- GOAL
Leave out the pictures, and write out exactly the lines from the beginning of the material to the line holding "days = list(range(16))", that line included, and nothing else.

------ SUPPLIED DATA ------

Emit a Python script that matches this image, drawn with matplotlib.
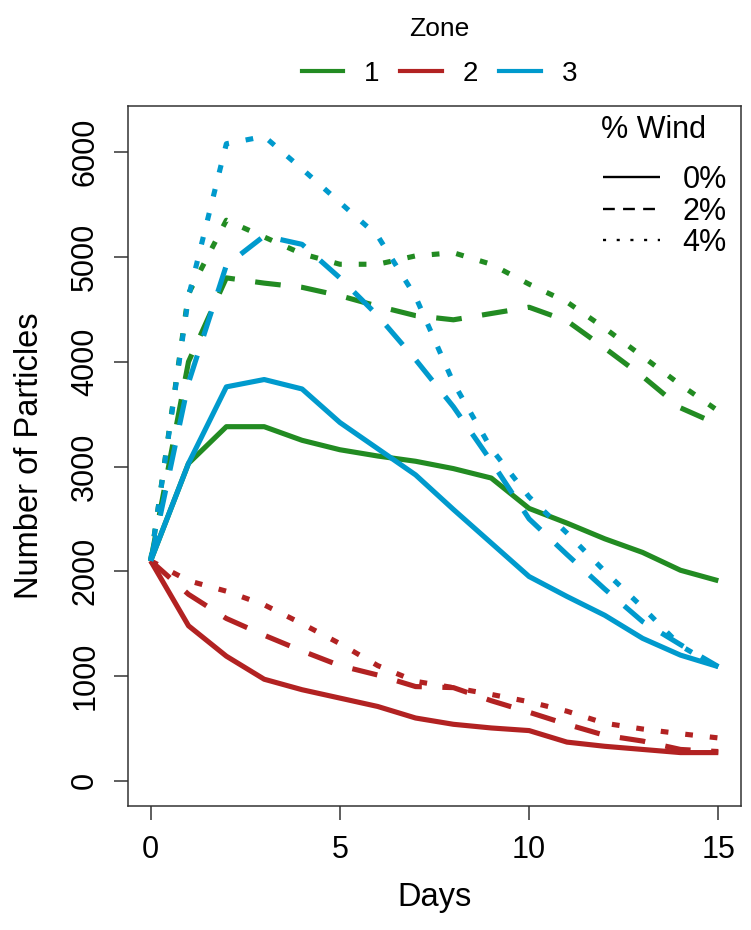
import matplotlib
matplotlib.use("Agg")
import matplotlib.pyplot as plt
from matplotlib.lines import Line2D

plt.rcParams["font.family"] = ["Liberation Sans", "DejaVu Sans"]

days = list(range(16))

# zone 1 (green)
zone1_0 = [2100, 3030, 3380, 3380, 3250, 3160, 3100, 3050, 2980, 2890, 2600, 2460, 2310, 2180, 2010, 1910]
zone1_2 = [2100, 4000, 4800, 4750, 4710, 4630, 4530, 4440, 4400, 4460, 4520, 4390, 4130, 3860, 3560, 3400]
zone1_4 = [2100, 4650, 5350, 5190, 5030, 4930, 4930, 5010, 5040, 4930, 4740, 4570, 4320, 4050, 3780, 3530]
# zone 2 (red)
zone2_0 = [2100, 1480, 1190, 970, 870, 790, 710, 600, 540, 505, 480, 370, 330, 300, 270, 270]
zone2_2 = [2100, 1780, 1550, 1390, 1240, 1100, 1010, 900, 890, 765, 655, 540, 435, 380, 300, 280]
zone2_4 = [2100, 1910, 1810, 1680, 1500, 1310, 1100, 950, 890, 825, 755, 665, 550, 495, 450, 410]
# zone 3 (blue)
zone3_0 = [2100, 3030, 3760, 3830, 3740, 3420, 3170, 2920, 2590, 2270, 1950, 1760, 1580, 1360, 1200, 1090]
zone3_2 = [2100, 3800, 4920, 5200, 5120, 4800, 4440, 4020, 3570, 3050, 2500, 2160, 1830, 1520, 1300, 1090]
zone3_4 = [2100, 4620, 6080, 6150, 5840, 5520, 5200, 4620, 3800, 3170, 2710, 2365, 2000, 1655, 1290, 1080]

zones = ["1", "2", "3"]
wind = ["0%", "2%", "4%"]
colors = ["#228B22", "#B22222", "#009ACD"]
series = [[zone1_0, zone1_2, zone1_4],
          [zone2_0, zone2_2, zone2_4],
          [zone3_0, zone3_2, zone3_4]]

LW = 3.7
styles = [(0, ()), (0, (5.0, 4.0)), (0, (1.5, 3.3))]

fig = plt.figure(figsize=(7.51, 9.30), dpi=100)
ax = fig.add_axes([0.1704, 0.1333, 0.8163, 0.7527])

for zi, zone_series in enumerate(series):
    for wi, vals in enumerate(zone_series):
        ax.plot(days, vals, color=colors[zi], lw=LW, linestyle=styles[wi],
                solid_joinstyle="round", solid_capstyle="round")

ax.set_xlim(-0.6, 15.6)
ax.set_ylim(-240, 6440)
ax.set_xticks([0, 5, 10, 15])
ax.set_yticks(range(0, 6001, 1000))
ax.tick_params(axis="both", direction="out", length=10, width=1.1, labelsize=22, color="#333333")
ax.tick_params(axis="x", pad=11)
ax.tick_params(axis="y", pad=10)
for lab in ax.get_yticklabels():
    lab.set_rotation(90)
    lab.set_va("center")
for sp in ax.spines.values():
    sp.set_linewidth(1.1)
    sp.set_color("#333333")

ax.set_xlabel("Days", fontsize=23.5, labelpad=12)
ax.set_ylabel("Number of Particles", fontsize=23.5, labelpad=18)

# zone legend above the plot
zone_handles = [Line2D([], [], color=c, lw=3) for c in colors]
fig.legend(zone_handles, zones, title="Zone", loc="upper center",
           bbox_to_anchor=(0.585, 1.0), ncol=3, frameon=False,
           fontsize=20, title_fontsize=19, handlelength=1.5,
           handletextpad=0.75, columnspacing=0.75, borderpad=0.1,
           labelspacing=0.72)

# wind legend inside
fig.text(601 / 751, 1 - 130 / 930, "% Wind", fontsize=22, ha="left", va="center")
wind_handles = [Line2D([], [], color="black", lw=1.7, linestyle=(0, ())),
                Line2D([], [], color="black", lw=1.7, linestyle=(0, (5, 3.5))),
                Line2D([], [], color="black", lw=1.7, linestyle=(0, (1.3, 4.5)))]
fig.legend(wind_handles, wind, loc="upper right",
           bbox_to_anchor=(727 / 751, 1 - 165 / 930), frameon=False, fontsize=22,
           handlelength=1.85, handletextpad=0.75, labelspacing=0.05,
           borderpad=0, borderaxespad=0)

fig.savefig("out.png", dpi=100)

------

- THE COMPLETED TASK
Emit a Python script that matches this image, drawn with matplotlib.
import matplotlib
matplotlib.use("Agg")
import matplotlib.pyplot as plt
from matplotlib.lines import Line2D

plt.rcParams["font.family"] = ["Liberation Sans", "DejaVu Sans"]

days = list(range(16))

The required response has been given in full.